By: The Working Forest Staff

VICTORIA – The British Columbia government is recognizing three woodlot licensees for innovation and excellence in woodlot management.

Craig and Leanna Mann, managers of Woodlot 1595; R. & K. Woodlot Ltd., managed by Keith Granbois and Ridley Wilson; and the Omineca Ski Club, managed by Sean Broadworth, RPF; have each been presented with the Minister’s Award for Innovation and Excellence in Woodlot Management for the south, coast and north areas, respectively. The Manns were also presented with a second award ― the provincial Minister’s Award for Innovation and Excellence in Woodlot Management.

Since obtaining their woodlot in 1997, the Manns have set a high standard for silviculture, ensuring all sites in the woodlot are planted with Class A seed and fertilized.

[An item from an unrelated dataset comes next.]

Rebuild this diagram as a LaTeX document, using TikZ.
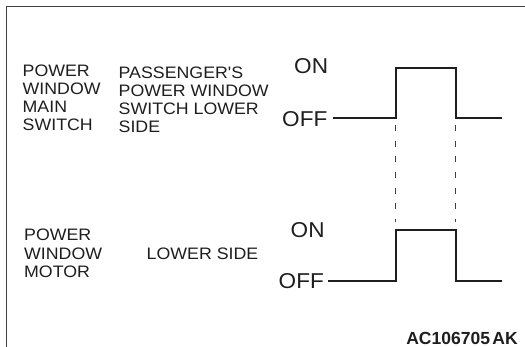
\documentclass[tikz,border=0pt]{standalone}
\usepackage{fontspec}
\setmainfont{Liberation Sans}
\newfontfamily\labfont[FakeStretch=1.07]{Liberation Sans}
\newfontfamily\onofffont[FakeStretch=1.05]{Liberation Sans}
\definecolor{inkc}{HTML}{1E1E1E}
\definecolor{framec}{HTML}{404040}
\begin{document}
\begin{tikzpicture}[x=1pt,y=-1pt,
  lab/.style={inner sep=0pt, anchor=base west, align=left, text=inkc,
    font=\labfont\fontsize{16.6}{18}\selectfont},
  onoff/.style={inner sep=0pt, anchor=base west, text=inkc,
    font=\onofffont\fontsize{21.5}{24}\selectfont},
  code/.style={inner sep=0pt, anchor=base east, text=inkc,
    font=\bfseries\fontsize{17.5}{20}\selectfont},
  signal/.style={draw=inkc, line width=2pt, line join=miter},
  guide/.style={draw=inkc!85, line width=1.2pt, dash pattern=on 6pt off 9.7pt},
  frame/.style={draw=framec, line width=1.5pt}]
\useasboundingbox (0,0) rectangle (525,347);
% frame
\coordinate (fTL) at (6.7,6.7);
\coordinate (fTR) at (525,6.7);
\coordinate (fBL) at (6.7,347);
\draw[frame] (fBL) -- (fTL) -- (fTR);
% labels (base anchor = baseline of the last line)
\node[lab] (mainsw) at (22.5,130.7) {POWER\\WINDOW\\MAIN\\SWITCH};
\node[lab] (passw) at (118.5,133) {PASSENGER'S\\POWER WINDOW\\SWITCH LOWER\\SIDE};
\node[lab, font=\labfont\fontsize{16.6}{18.5}\selectfont] (motor) at (24,277.7) {POWER\\WINDOW\\MOTOR};
\node[lab] (lower) at (146.5,259.3) {LOWER SIDE};
% on/off
\node[onoff] (on1) at (294,74) {ON};
\node[onoff] (off1) at (282,126.2) {OFF};
\node[onoff] (on2) at (290.5,238) {ON};
\node[onoff] (off2) at (278.5,288.5) {OFF};
\node[code] (codeid) at (518,344.8) {AC106705\hspace{2.5pt}AK};
% top signal
\coordinate (a0) at (332.7,117.7);
\coordinate (a1) at (395.7,117.7);
\coordinate (a2) at (395.7,67.7);
\coordinate (a3) at (455.5,67.7);
\coordinate (a4) at (455.5,117.7);
\coordinate (a5) at (502.3,117.7);
\draw[signal] (a0) -- (a1) -- (a2) -- (a3) -- (a4) -- (a5);
% bottom signal
\coordinate (b0) at (328,281);
\coordinate (b1) at (395.7,281);
\coordinate (b2) at (395.7,230.3);
\coordinate (b3) at (455.5,230.3);
\coordinate (b4) at (455.5,281);
\coordinate (b5) at (502.3,281);
\draw[signal] (b0) -- (b1) -- (b2) -- (b3) -- (b4) -- (b5);
% dashed guides
\coordinate (d1t) at (395.7,125);
\coordinate (d1b) at (395.7,222);
\coordinate (d2t) at (455.5,125);
\coordinate (d2b) at (455.5,222);
\draw[guide] (d1t) -- (d1b);
\draw[guide] (d2t) -- (d2b);
\end{tikzpicture}
\end{document}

The Manns are active in all aspects of woodlot management. Craig writes the planning documents and carries out all of the road and block layout, road construction and site prep, as well as most of the logging and manual brushing. Leanna has her scaling licence and conducts the waste surveys. In addition, the couple have an authorized scale site. They sell some firewood and sell deciduous timber for oriented strand board.

“British Columbia’s woodlots create employment and promote long-term stewardship of our forests,” said Doug Donaldson, Minister of Forests, Lands, Natural Resource Operations and Rural Development. “This year’s award recipients have all demonstrated innovation and excellence in woodlot management. Their high standards encourage all of us to look for innovative and effective ways to manage our forests.”

In addition to the award recognition, the recipients take home $2,500 each for their area awards, with an additional $2,500 going to the Manns for also being named the top performer provincially.

The recipients were presented their awards at the annual general meetings of the Federation of B.C. Woodlot Associations and the Woodlot Product Development Council.

The awards are funded by the Province of British Columbia and administered by the Federation of B.C. Woodlot Associations.

Mark Clark, president, Federation of B.C. Woodlot Associations, commented: “I am pleased to join the minister in recognizing this year’s exceptional woodlot licensees. Their commitment to excellence in forest stewardship and strong support of community involvement makes them deserving of special recognition. On behalf of the Federation of B.C. Woodlot Associations ― and all its members ― congratulations.”

Woodlot licences in B.C. are small, area-based tenures managed by individuals, groups or First Nations. British Columbia has over 860 active woodlots. Each woodlot generates jobs in planning, harvesting, road construction and maintenance, reforestation, silviculture and small-scale timber processing.